**Material provided**
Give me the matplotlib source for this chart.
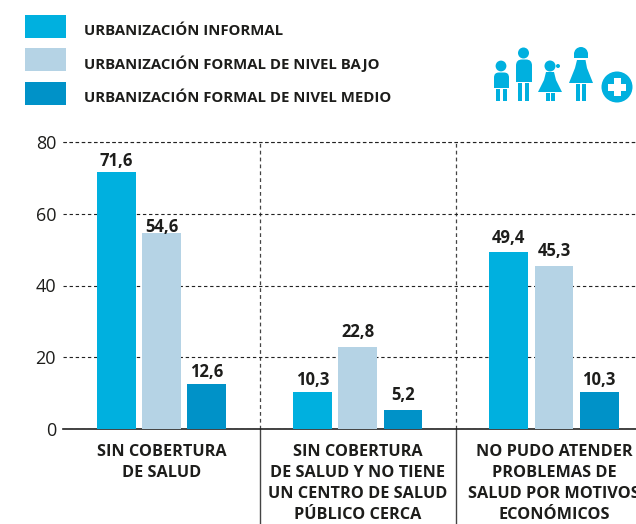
import numpy as np
import matplotlib
matplotlib.use("Agg")
import matplotlib.pyplot as plt
from matplotlib.patches import Circle, Polygon, Rectangle, FancyBboxPatch, Wedge

plt.rcParams['font.family'] = ['Open Sans', 'DejaVu Sans']

W, H = 636, 524

categories = [
    "SIN COBERTURA\nDE SALUD",
    "SIN COBERTURA\nDE SALUD Y NO TIENE\nUN CENTRO DE SALUD\nPÚBLICO CERCA",
    "NO PUDO ATENDER\nPROBLEMAS DE\nSALUD POR MOTIVOS\nECONÓMICOS",
]
informal = [71.6, 10.3, 49.4]
formal_bajo = [54.6, 22.8, 45.3]
formal_medio = [12.6, 5.2, 10.3]
series_names = [
    "URBANIZACIÓN INFORMAL",
    "URBANIZACIÓN FORMAL DE NIVEL BAJO",
    "URBANIZACIÓN FORMAL DE NIVEL MEDIO",
]
colors = ['#00b0df', '#b5d3e5', '#0092c8']
yticks = [0, 20, 40, 60, 80]
# gap between bar top and value label, in points
label_pads = [[1.6, 2.3, 3.7], [-2, 4.5, 4.5], [2.3, 4.5, 2.3]]
text_color = '#1d1d1b'

fig = plt.figure(figsize=(W / 100, H / 100), dpi=100)
ax = fig.add_axes([63 / W, 1 - 429 / H, 1 - 63 / W, (429 - 142) / H])

x = np.arange(len(categories))
offset = 0.2305
bar_w = 0.198
for i, vals in enumerate([informal, formal_bajo, formal_medio]):
    bars = ax.bar(x + (i - 1) * offset, vals, bar_w, color=colors[i],
                  label=series_names[i], zorder=3)
    for xi, v, pad in zip(x + (i - 1) * offset, vals, label_pads[i]):
        ax.annotate(f"{v:.1f}".replace('.', ','), (xi, v), xytext=(0, pad),
                    textcoords='offset points', ha='center', va='bottom',
                    fontsize=12, fontweight='bold', color=text_color, zorder=4)

ax.set_xlim(-0.502, 2.418)
ax.set_ylim(0, 80)
ax.set_yticks(yticks)
ax.set_xticks([])
ax.tick_params(axis='y', length=0, pad=5, labelsize=13, labelcolor=text_color)

for s in ['top', 'right', 'left']:
    ax.spines[s].set_visible(False)
ax.spines['bottom'].set_color('#222222')
ax.spines['bottom'].set_linewidth(1.2)

ax.grid(axis='y', color='#222222', linestyle=(0, (3, 2.5)), linewidth=0.8, zorder=0)
ax.axhline(80, color='#222222', linestyle=(0, (3, 2.5)), linewidth=0.8, clip_on=False, zorder=0)

# separators: dashed inside the plot, solid under the axis
for sep in x[:-1] + 0.5:
    ax.axvline(sep, color='#444444', linestyle=(0, (3, 2.5)), linewidth=0.9, zorder=1)
    ax.plot([sep, sep], [0, -27], color='#444444', linewidth=1.0, clip_on=False, zorder=1)

for xi, cat in zip(x, categories):
    ax.annotate(cat, (xi, 0), xytext=(0, -11), textcoords='offset points',
                ha='center', va='top', fontsize=11.7, fontweight='bold',
                color=text_color, linespacing=1.42, annotation_clip=False)

leg = fig.legend(loc='upper left', bbox_to_anchor=(25 / W, 1 - 15 / H), frameon=False,
                 prop={'size': 10.7, 'weight': 'bold'}, handlelength=2.76,
                 handleheight=2.0, labelspacing=0.7, handletextpad=1.2,
                 borderpad=0, borderaxespad=0, labelcolor=text_color)
for t in leg.get_texts():
    t.set_position((0, -4))

# family icon, in pixel coordinates of the picture
ic = fig.add_axes([0, 0, 1, 1], zorder=5)
ic.set_xlim(0, W)
ic.set_ylim(H, 0)
ic.axis('off')
ic.patch.set_alpha(0)
c = colors[0]


def legs(x0, x1, top, bottom):
    for lx in (x0, x1):
        ic.add_patch(Rectangle((lx, top), 4, bottom - top, color=c, lw=0))


# boy
ic.add_patch(Circle((501, 66), 5.4, color=c, lw=0))
ic.add_patch(FancyBboxPatch((494, 72.5), 15, 12, boxstyle="round,pad=0,rounding_size=5", color=c, lw=0))
ic.add_patch(Rectangle((494, 78), 15, 10, color=c, lw=0))
legs(496, 502.5, 89, 101)
# man
ic.add_patch(Circle((523.5, 53), 5.5, color=c, lw=0))
ic.add_patch(FancyBboxPatch((516, 59.5), 16, 14, boxstyle="round,pad=0,rounding_size=6", color=c, lw=0))
ic.add_patch(Rectangle((516, 67), 16, 15, color=c, lw=0))
legs(518, 525, 83, 101)
# girl
ic.add_patch(Circle((550, 66), 5.5, color=c, lw=0))
ic.add_patch(Circle((558, 66), 2, color=c, lw=0))
ic.add_patch(Polygon([[546, 72], [554, 72], [556, 80], [562, 92], [538, 92], [544, 80]], color=c, lw=0))
legs(545.5, 551, 92.5, 101)
# woman
ic.add_patch(Wedge((581, 54), 7, 180, 360, color=c, lw=0))
ic.add_patch(Rectangle((574, 53), 14, 5, color=c, lw=0))
ic.add_patch(Polygon([[577, 60], [585.5, 60], [587, 68], [593, 83], [569, 83], [575, 68]], color=c, lw=0))
legs(576, 582, 84, 101)
# cross badge
ic.add_patch(Circle((617, 87), 15.5, color=c, lw=0))
ic.add_patch(Rectangle((613.5, 78), 7, 17.5, color='white', lw=0))
ic.add_patch(Rectangle((608, 83.5), 17.5, 7, color='white', lw=0))

fig.savefig('out.png', dpi=100)
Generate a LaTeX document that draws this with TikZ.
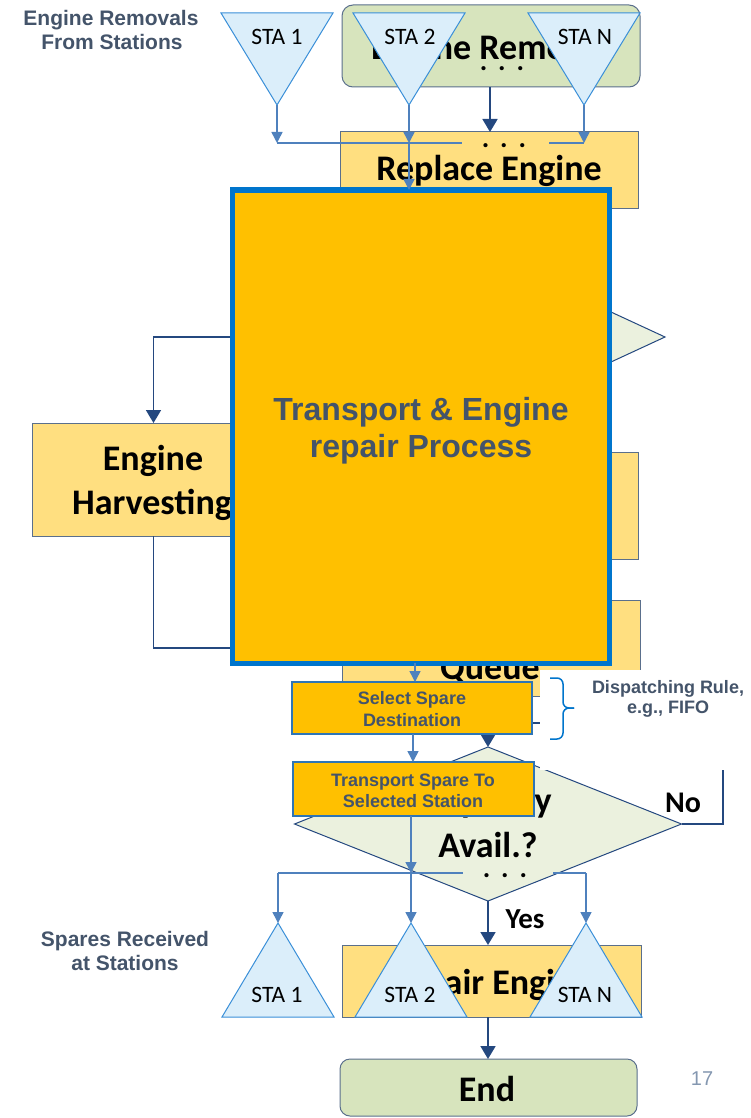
\documentclass[tikz,border=0pt]{standalone}
\usepackage{fontspec}
\setmainfont{Carlito}
\newfontfamily\arialfont{Liberation Sans}
\usetikzlibrary{arrows.meta,shapes.geometric}

\definecolor{paleolive}{HTML}{D7E4BD}
\definecolor{paleyellow}{HTML}{FFDF80}
\definecolor{amber}{HTML}{FFC000}
\definecolor{palemint}{HTML}{EBF1DE}
\definecolor{skyfill}{HTML}{DBEEFA}
\definecolor{skyedge}{HTML}{3A8FD8}
\definecolor{slateedge}{HTML}{5A6F8C}
\definecolor{navyline}{HTML}{24487F}
\definecolor{steelline}{HTML}{4F81BD}
\definecolor{strongblue}{HTML}{0075CC}
\definecolor{midblue}{HTML}{2E75B6}
\definecolor{captionslate}{HTML}{44546A}
\definecolor{pagegray}{HTML}{8497B0}

\begin{document}
\begin{tikzpicture}[x=1pt,y=-1pt,
  every node/.style={inner sep=0pt,outer sep=0pt},
  bigtext/.style={font=\fontsize{36}{44}\selectfont\bfseries,anchor=base},
  answertext/.style={font=\fontsize{30}{36}\selectfont\bfseries,anchor=base},
  stalabel/.style={font=\fontsize{23.5}{28}\selectfont,anchor=base},
  sidecaption/.style={font=\arialfont\fontsize{21}{25}\selectfont\bfseries,text=captionslate,anchor=base},
  processcaption/.style={font=\arialfont\fontsize{32}{38}\selectfont\bfseries,text=captionslate,anchor=base},
  stepcaption/.style={font=\arialfont\fontsize{18}{21}\selectfont\bfseries,text=captionslate,anchor=base},
  ellipsisdots/.style={font=\fontsize{28}{30}\selectfont\bfseries},
  yellowbox/.style={draw=slateedge,line width=1pt,fill=paleyellow},
  greenbox/.style={draw=slateedge,line width=1pt,fill=paleolive,rounded corners=11pt},
  decisionbox/.style={diamond,draw=navyline,line width=1pt,fill=palemint},
  amberbox/.style={draw=midblue,line width=1.2pt,fill=amber},
  stationtri/.style={draw=skyedge,fill=skyfill,line width=1pt,line join=miter},
  medconn/.style={draw=steelline,line width=1.5pt,-{Triangle[width=11pt,length=11pt]}},
  medline/.style={draw=steelline,line width=1.5pt},
  navyconn/.style={draw=navyline,line width=1.8pt,-{Triangle[width=15pt,length=13pt]}},
  navyplain/.style={draw=navyline,line width=1.5pt},
  bracestroke/.style={draw=strongblue,line width=1.5pt,rounded corners=6pt}
]
\useasboundingbox (0,0) rectangle (750,1118);

% ---------- start: engine removal ----------
\node[greenbox,minimum width=298pt,minimum height=82pt] (removal) at (491,46) {};
\node[bigtext] (removaltxt) at (490,60) {Engine Removal};
\node[ellipsisdots] (removaldots) at (502,69) {.\hspace{11pt}.\hspace{11pt}.};

% stations where engines are removed
\path[stationtri] (221,13) -- (333,13) -- (277,105) -- cycle;
\path[stationtri] (353,13) -- (465,13) -- (409,105) -- cycle;
\path[stationtri] (528,13) -- (640,13) -- (584,105) -- cycle;
\coordinate (ta1) at (277,105);
\coordinate (ta2) at (409,105);
\coordinate (ta3) at (584,105);
\node[stalabel] (tl1) at (277,45) {STA 1};
\node[stalabel] (tl2) at (410,45) {STA 2};
\node[stalabel] (tl3) at (585,45) {STA N};

% ---------- replace engine ----------
\node[yellowbox,minimum width=298pt,minimum height=76pt] (replace) at (489,170) {};
\node[bigtext] (replacetxt) at (489,181) {Replace Engine};
\coordinate (dropc) at (490,0);
\draw[navyconn] (removal.south -| dropc) -- (replace.north -| dropc);

% removal stations feed a common line
\coordinate (topbus) at (0,143);
\draw[medconn] (ta1) -- (ta1 |- topbus);
\draw[medconn] (ta2) -- (ta2 |- topbus);
\draw[medconn] (ta3) -- (ta3 |- topbus);
\draw[medline] (ta1 |- topbus) -- (462,143);
\draw[medline] (549,143) -- (ta3 |- topbus);
\node[ellipsisdots] (topbusdots) at (504,146) {.\hspace{11pt}.\hspace{11pt}.};

% ---------- middle of the flow ----------
\node[decisionbox,minimum width=350pt,minimum height=162pt] (firstcheck) at (490,337) {};
\node[yellowbox,minimum width=296pt,minimum height=107pt] (midstep) at (490,505.5) {};
\node[yellowbox,minimum width=298pt,minimum height=96pt] (queue) at (491,648) {};
\node[bigtext] (queuetxt) at (490,679) {Queue};

\node[yellowbox,minimum width=243pt,minimum height=113pt] (harvest) at (153.5,479.5) {};
\node[bigtext] (harvesttxta) at (153,470) {Engine};
\node[bigtext] (harvesttxtb) at (152,514) {Harvesting};
\draw[navyconn] (firstcheck.west) -| (harvest.north);
\draw[navyconn] (harvest.south) |- (queue.west);

% ---------- capacity decision ----------
\node[decisionbox,minimum width=387pt,minimum height=154pt] (capacity) at (488,824) {};
\node[bigtext] (capacitytxta) at (488,812) {Capacity};
\node[bigtext] (capacitytxtb) at (488,857) {Avail.?};
\node[answertext] (nolabel) at (683,812) {No};
\node[answertext,font=\fontsize{29}{34}\selectfont\bfseries] (yeslabel) at (525,928) {Yes};

\coordinate (noturn) at (723,723);
\coordinate (nojoin) at (488,723);
\draw[navyplain] (capacity.east) -| (noturn) -- (nojoin);
\draw[navyconn] (queue.south -| capacity.north) -- (capacity.north);

% dispatching note
\fill[white] (540,670) rectangle (750,770);
\draw[bracestroke] (550,678) -- (563,678) -- (563,708) -- (574,708);
\draw[bracestroke] (574,708) -- (563,708) -- (563,739) -- (550,739);
\node[stepcaption] (dispatcha) at (668,693) {Dispatching Rule,};
\node[stepcaption] (dispatchb) at (668,713) {e.g., FIFO};

% ---------- transport & repair process ----------
\node[draw=strongblue,line width=5pt,fill=amber,minimum width=377pt,minimum height=473pt] (process) at (420.5,426.5) {};
\node[processcaption] (processtxta) at (421,420) {Transport \& Engine};
\node[processcaption] (processtxtb) at (421,457) {repair Process};
\draw[medconn] (ta2 |- topbus) -- (process.north -| ta2);

\node[amberbox,minimum width=240pt,minimum height=52pt] (select) at (412,708) {};
\node[stepcaption] (selecttxta) at (412,704) {Select Spare};
\node[stepcaption] (selecttxtb) at (412,726) {Destination};

\node[amberbox,minimum width=241pt,minimum height=54pt] (transport) at (413.5,789) {};
\node[stepcaption] (transporttxta) at (413,786) {Transport Spare To};
\node[stepcaption] (transporttxtb) at (413,807) {Selected Station};

\coordinate (dropa) at (415,0);
\coordinate (dropb) at (413,0);
\draw[medconn] (process.south -| dropa) -- (select.north -| dropa);
\draw[medconn] (select.south -| dropb) -- (transport.north -| dropb);

% ---------- repair engine and end ----------
\node[yellowbox,minimum width=299pt,minimum height=72pt] (repair) at (491.5,981) {};
\node[bigtext] (repairtxt) at (490,994) {Repair Engine};
\draw[navyconn] (capacity.south) -- (capacity.south |- repair.north);

% stations that receive spares
\coordinate (ba1) at (278,923);
\coordinate (ba2) at (411,923);
\coordinate (ba3) at (586,923);
\coordinate (botbus) at (0,873);
\draw[medconn] (transport.south -| ba2) -- (ba2 |- botbus);
\draw[medline] (ba1 |- botbus) -- (463,873);
\draw[medline] (553,873) -- (ba3 |- botbus);
\draw[medconn] (ba1 |- botbus) -- (ba1);
\draw[medconn] (ba2 |- botbus) -- (ba2);
\draw[medconn] (ba3 |- botbus) -- (ba3);
\node[ellipsisdots] (botbusdots) at (505,876) {.\hspace{11pt}.\hspace{11pt}.};

\path[stationtri] (222,1017) -- (334,1017) -- (ba1) -- cycle;
\path[stationtri] (355,1017) -- (467,1017) -- (ba2) -- cycle;
\path[stationtri] (530,1017) -- (642,1017) -- (ba3) -- cycle;
\node[stalabel] (bl1) at (277,1002) {STA 1};
\node[stalabel] (bl2) at (410,1002) {STA 2};
\node[stalabel] (bl3) at (585,1002) {STA N};

\node[greenbox,rounded corners=10pt,minimum width=297pt,minimum height=57pt] (finish) at (488.5,1087.5) {};
\node[bigtext] (finishtxt) at (487,1101) {End};
\draw[navyconn] (capacity.south |- repair.south) -- (capacity.south |- finish.north);

% ---------- side captions ----------
\node[sidecaption] (removalcapa) at (111,26) {Engine Removals};
\node[sidecaption] (removalcapb) at (112,50) {From Stations};
\node[sidecaption] (receivecapa) at (125,946) {Spares Received};
\node[sidecaption] (receivecapb) at (125,970) {at Stations};
\node[font=\arialfont\fontsize{20}{24}\selectfont,text=pagegray,anchor=base] (pagenum) at (702,1085) {17};
\end{tikzpicture}
\end{document}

**To be done**
Print exactly the first line of the entries and every line after it through the one that contains "ax = fig.add_axes([63", leaving the pictures out.

**Answer to this problem**
Give me the matplotlib source for this chart.
import numpy as np
import matplotlib
matplotlib.use("Agg")
import matplotlib.pyplot as plt
from matplotlib.patches import Circle, Polygon, Rectangle, FancyBboxPatch, Wedge

plt.rcParams['font.family'] = ['Open Sans', 'DejaVu Sans']

W, H = 636, 524

categories = [
    "SIN COBERTURA\nDE SALUD",
    "SIN COBERTURA\nDE SALUD Y NO TIENE\nUN CENTRO DE SALUD\nPÚBLICO CERCA",
    "NO PUDO ATENDER\nPROBLEMAS DE\nSALUD POR MOTIVOS\nECONÓMICOS",
]
informal = [71.6, 10.3, 49.4]
formal_bajo = [54.6, 22.8, 45.3]
formal_medio = [12.6, 5.2, 10.3]
series_names = [
    "URBANIZACIÓN INFORMAL",
    "URBANIZACIÓN FORMAL DE NIVEL BAJO",
    "URBANIZACIÓN FORMAL DE NIVEL MEDIO",
]
colors = ['#00b0df', '#b5d3e5', '#0092c8']
yticks = [0, 20, 40, 60, 80]
# gap between bar top and value label, in points
label_pads = [[1.6, 2.3, 3.7], [-2, 4.5, 4.5], [2.3, 4.5, 2.3]]
text_color = '#1d1d1b'

fig = plt.figure(figsize=(W / 100, H / 100), dpi=100)
ax = fig.add_axes([63 / W, 1 - 429 / H, 1 - 63 / W, (429 - 142) / H])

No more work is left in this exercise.